MacDill becomes nest for U.S. Navy Super Hornets

  • Published
  • By Senior Airman Scott Warner
  • 6th Air Refueling Wing Public Affairs

Fighter aircraft rip through the skies around MacDill as the community marvels at the sound they have dubbed “the sound of freedom.”

It’s a comforting sound for the U.S. Air Force who specializes in fighter aircraft.

For the month of October, 18 U.S. Navy F/A-18F Super Hornet aircraft with the Strike Fighter Squadron (VFA) 106 from Naval Air Station Oceana, Virginia have made MacDill their new home for training.

“Our Airmen get to learn about other aircraft and the mission that they perform,” said Maj. Christopher Dupuis, the 6th Logistics Readiness Squadron commander. “Furthermore, the U.S Navy’s VFA-106 brought in three fuels troops, and our Airmen will get the opportunity to train these Seamen in Air Force petroleum, oils and lubricants (POL) operations so they can help execute their mission while at MacDill.”

The Navy F/A-18F is unlike the KC-135 Stratotanker refueling aircraft stationed at MacDill. It is a multidimensional fighter aircraft that has been a cornerstone of naval aviation combat for the past 18 years.

It is comparable to the “Blue Angels” that will be visiting MacDill for the March 2020 air show.

“My POL Airmen are excited,” said Dupuis. “POL is an all-in team and they are a highly tasked career field, but enjoy opportunities that are outside the norm.”

Along with F-18’s, 18 pilots, 30 instructors and many more aviation mechanics and electricians have made MacDill their new home for the next few weeks they train at Avon Park Air Force range, Florida.

The 6th LRS POL Airmen support the training exercise by giving 60,000 gallons of fuel each day.
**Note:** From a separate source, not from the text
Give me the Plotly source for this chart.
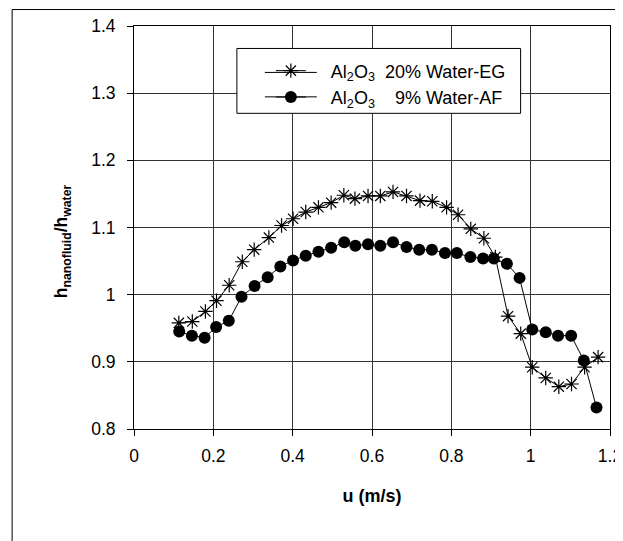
import plotly.graph_objects as go

# Data
u_eg = [0.113, 0.147, 0.180, 0.208, 0.240, 0.273, 0.303, 0.340, 0.372, 0.401,
        0.433, 0.465, 0.497, 0.529, 0.557, 0.590, 0.621, 0.653, 0.687, 0.721,
        0.752, 0.788, 0.817, 0.849, 0.882, 0.911, 0.943, 0.975, 1.004, 1.038,
        1.071, 1.103, 1.136, 1.170]
h_eg = [0.958, 0.960, 0.975, 0.991, 1.014, 1.049, 1.067, 1.085, 1.103, 1.113,
        1.123, 1.130, 1.137, 1.148, 1.143, 1.147, 1.147, 1.153, 1.147, 1.140,
        1.139, 1.130, 1.119, 1.098, 1.084, 1.056, 0.968, 0.942, 0.892, 0.876,
        0.863, 0.867, 0.892, 0.907]

u_af = [0.114, 0.146, 0.178, 0.207, 0.239, 0.271, 0.304, 0.337, 0.369, 0.401,
        0.433, 0.465, 0.497, 0.530, 0.558, 0.590, 0.621, 0.653, 0.687, 0.719,
        0.751, 0.784, 0.814, 0.848, 0.880, 0.907, 0.940, 0.972, 1.004, 1.038,
        1.069, 1.102, 1.134, 1.166]
h_af = [0.945, 0.939, 0.936, 0.952, 0.961, 0.997, 1.013, 1.026, 1.042, 1.051,
        1.058, 1.064, 1.070, 1.078, 1.073, 1.075, 1.073, 1.078, 1.071, 1.067,
        1.067, 1.062, 1.062, 1.056, 1.054, 1.054, 1.046, 1.025, 0.948, 0.944,
        0.939, 0.939, 0.902, 0.832]

x_ticks = [0, 0.2, 0.4, 0.6, 0.8, 1.0, 1.2]
x_ticktext = ["0", "0.2", "0.4", "0.6", "0.8", "1", "1.2"]
y_ticks = [0.8, 0.9, 1.0, 1.1, 1.2, 1.3, 1.4]
y_ticktext = ["0.8", "0.9", "1", "1.1", "1.2", "1.3", "1.4"]

NB = "\u00a0"
name_eg = NB * 4 + "Al<sub>2</sub>O<sub>3</sub>" + NB * 2 + "20% Water-EG"
name_af = NB * 4 + "Al<sub>2</sub>O<sub>3</sub>" + NB * 4 + "9% Water-AF"
x_title = "<b>u (m/s)</b>"
y_title = "<b>h<sub>nanofluid</sub>/h<sub>water</sub></b>"

FONT = "Liberation Sans, Arial, sans-serif"

fig = go.Figure()
fig.add_trace(go.Scatter(
    x=u_eg, y=h_eg, mode="lines+markers", name=name_eg,
    line=dict(color="black", width=1),
    marker=dict(symbol="asterisk-open", size=12, color="black",
                line=dict(color="black", width=1.2)),
))
fig.add_trace(go.Scatter(
    x=u_af, y=h_af, mode="lines+markers", name=name_af,
    line=dict(color="black", width=1),
    marker=dict(symbol="circle", size=12, color="black",
                line=dict(color="black", width=0)),
))

# page has an 8px body margin: figure is drawn 8px right/down
W, H = 615, 533
L, R, T, B = 126, 12.5, 17.5, 111.7
pw, ph = W - L - R, H - T - B


def px(fx):
    return (fx - L) / pw


def py(fy):
    return (H - B - fy) / ph


fig.update_layout(
    width=W, height=H,
    margin=dict(l=L, r=R, t=T, b=B, autoexpand=False),
    paper_bgcolor="white", plot_bgcolor="white",
    font=dict(family=FONT, size=16, color="black"),
    showlegend=True,
    legend=dict(
        x=px(263), y=py(44),
        xanchor="left", yanchor="top",
        bgcolor="rgba(0,0,0,0)", borderwidth=0,
        font=dict(family=FONT, size=18, color="black"),
        tracegroupgap=0, itemsizing="trace",
    ),
    xaxis=dict(
        range=[0, 1.2], tickvals=x_ticks, ticktext=x_ticktext,
        showgrid=True, gridcolor="#333333", gridwidth=1,
        showline=True, linecolor="black", linewidth=1, mirror=True,
        ticks="outside", ticklen=6, tickcolor="black",
        tickfont=dict(size=17.5), ticklabelstandoff=5,
        zeroline=False, automargin=False,
        title=dict(text=x_title, font=dict(size=18), standoff=24),
    ),
    yaxis=dict(
        range=[0.8, 1.4], tickvals=y_ticks, ticktext=y_ticktext,
        showgrid=True, gridcolor="#333333", gridwidth=1,
        showline=True, linecolor="black", linewidth=1, mirror=True,
        ticks="outside", ticklen=6, tickcolor="black",
        tickfont=dict(size=17.5), ticklabelstandoff=8,
        zeroline=False, automargin=False,
    ),
    annotations=[dict(
        text=y_title, textangle=-90, showarrow=False,
        xref="paper", yref="paper", x=px(54), y=py(233),
        xanchor="center", yanchor="middle",
        font=dict(family=FONT, size=17.5, color="black"),
    )],
    shapes=[
        dict(type="rect", xref="paper", yref="paper",
             x0=px(4), x1=1.2, y0=-0.6, y1=py(1),
             line=dict(color="black", width=1), fillcolor="rgba(0,0,0,0)",
             layer="below"),
        dict(type="rect", xref="paper", yref="paper",
             x0=px(229), x1=px(513), y0=py(105), y1=py(40),
             line=dict(color="black", width=1), fillcolor="white",
             layer="above"),
        dict(type="line", xref="paper", yref="paper",
             x0=px(257), x1=px(309), y0=py(64), y1=py(64),
             line=dict(color="black", width=1), layer="above"),
        dict(type="line", xref="paper", yref="paper",
             x0=px(257), x1=px(309), y0=py(88.5), y1=py(88.5),
             line=dict(color="black", width=1), layer="above"),
    ],
)

fig.write_html("out.html")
“Everyone here at MacDill has been extremely welcoming,” said U.S Navy Cmdr. Wrenn Landers, a VFA-106 instructor pilot. “Flying in different locations, especially at MacDill, which has a denser air space, is useful and beneficial for when training the next generation of fleet aviators.”

For the pilots and aircrew members visiting MacDill, the change has been welcoming.

“I really enjoy the people I work with, the job I get to perform each day and the many amazing places I get to visit, such as MacDill,” said Petty Officer 3rd Class Sylvia Gonzalez, a VFA-106 aviation electrician. “I’m always training to become a better aviation electrician and I get to do that with our mission here by supporting the qualification of category 1 pilots to conduct aircraft carrier missions now and in the future.”

While having F-18s at MacDill AFB is different, the mission stays the same.

“If it flies and can take JP-8 fuel,” emphasized Dupuis. “We can fuel it.”